Un « Apartheid mondial »

Ce régime violent et séparatif, vomi par les opinions publiques du monde entier, ressemble pourtant étrangement à ce que nous vivons actuellement à l’échelon planétaire. Exacerbé par les réseaux sociaux, par certains intérêts politico-économiques et l’alimentation systématique (voire systémique) de la peur, le rejet de l’autre est partout. Les clivages, la binarité, le duel (en lieu et place du dual) encombrent les écrans, saturent les cerveaux et nourrissent les instincts des peuples et du reptile. La médiasphère ne s’entend plus désormais que par un jeu d’opposition, de dégoût et de rejet, à l’image d’une orange aimantée coupée en deux, dont chaque hémisphère repousserait l’autre. Devenue hémiplégique de l'autre, la sphère de notre humanité ne se conçoit plus désormais que tranchée en son milieu. Wokisme et destructuration des genres ou préservation des codes traditionnels ? Mâle alpha ou féminin sacré ? Brics ou non Brics ? États-Unis ou Chine/Russie ? Démocrates ou Républicains ? Gauche ou droite ? Ville ou campagne ? Agriculture ou écologie ? Vegan ou viandard ? Paris ou province ? Élite ou peuple ? École privée ou publique ? Fonctionnaire ou start-up ? Jeune ou boomer ? Vax ou non vax ? Chiites ou Sunnites ? Agriculture ou écologie ? Décroissance ou croissance verte ? High-tech ou low-tech ? Laïcité ou fondamentalisme religieux ? Médecine conventionnelle ou intégrative ? Curative ou préventive ?
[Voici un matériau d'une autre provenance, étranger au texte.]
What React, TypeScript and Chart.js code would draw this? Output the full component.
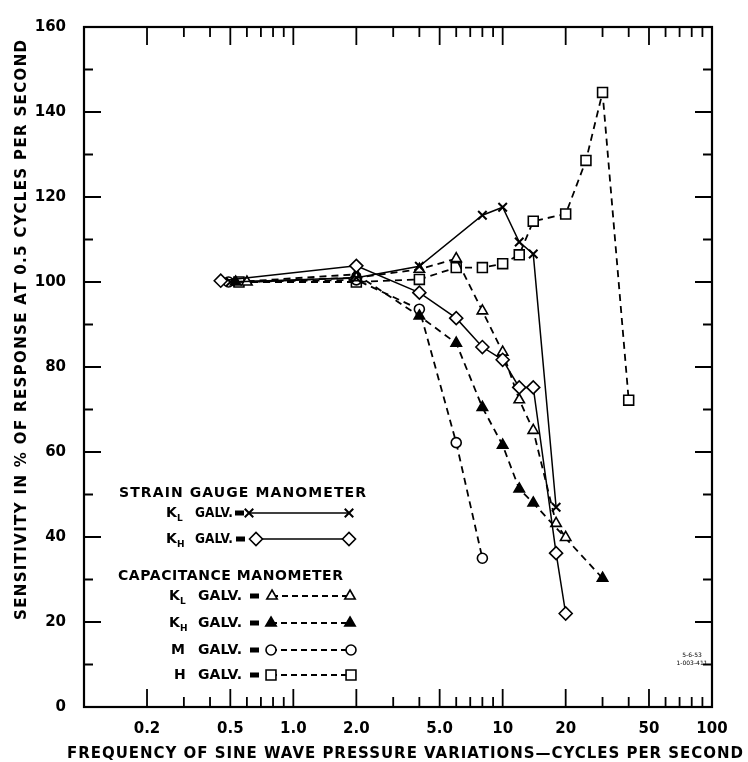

« Choisis ton camp, camarade ! » disait Coluche. Les temps modernes vont cependant plus loin et ne se contentent pas de constater ou déplorer par les mots et les idées cette diversité créative. Gouvernement, partis, communautés ou individus, chacun cherche désormais à imposer à l'autre sa croyance, par la loi ou par la force, à installer une forme de totalitarisme de la pensée, à censurer, museler ou bannir ceux qui ont la mauvaise idée de ne pas partager les canons de sa vérité. A titre d'exemple, bien des chercheurs du monde académique s'autocensurent pour ne pas s'attirer les foudres des mouvements "woke".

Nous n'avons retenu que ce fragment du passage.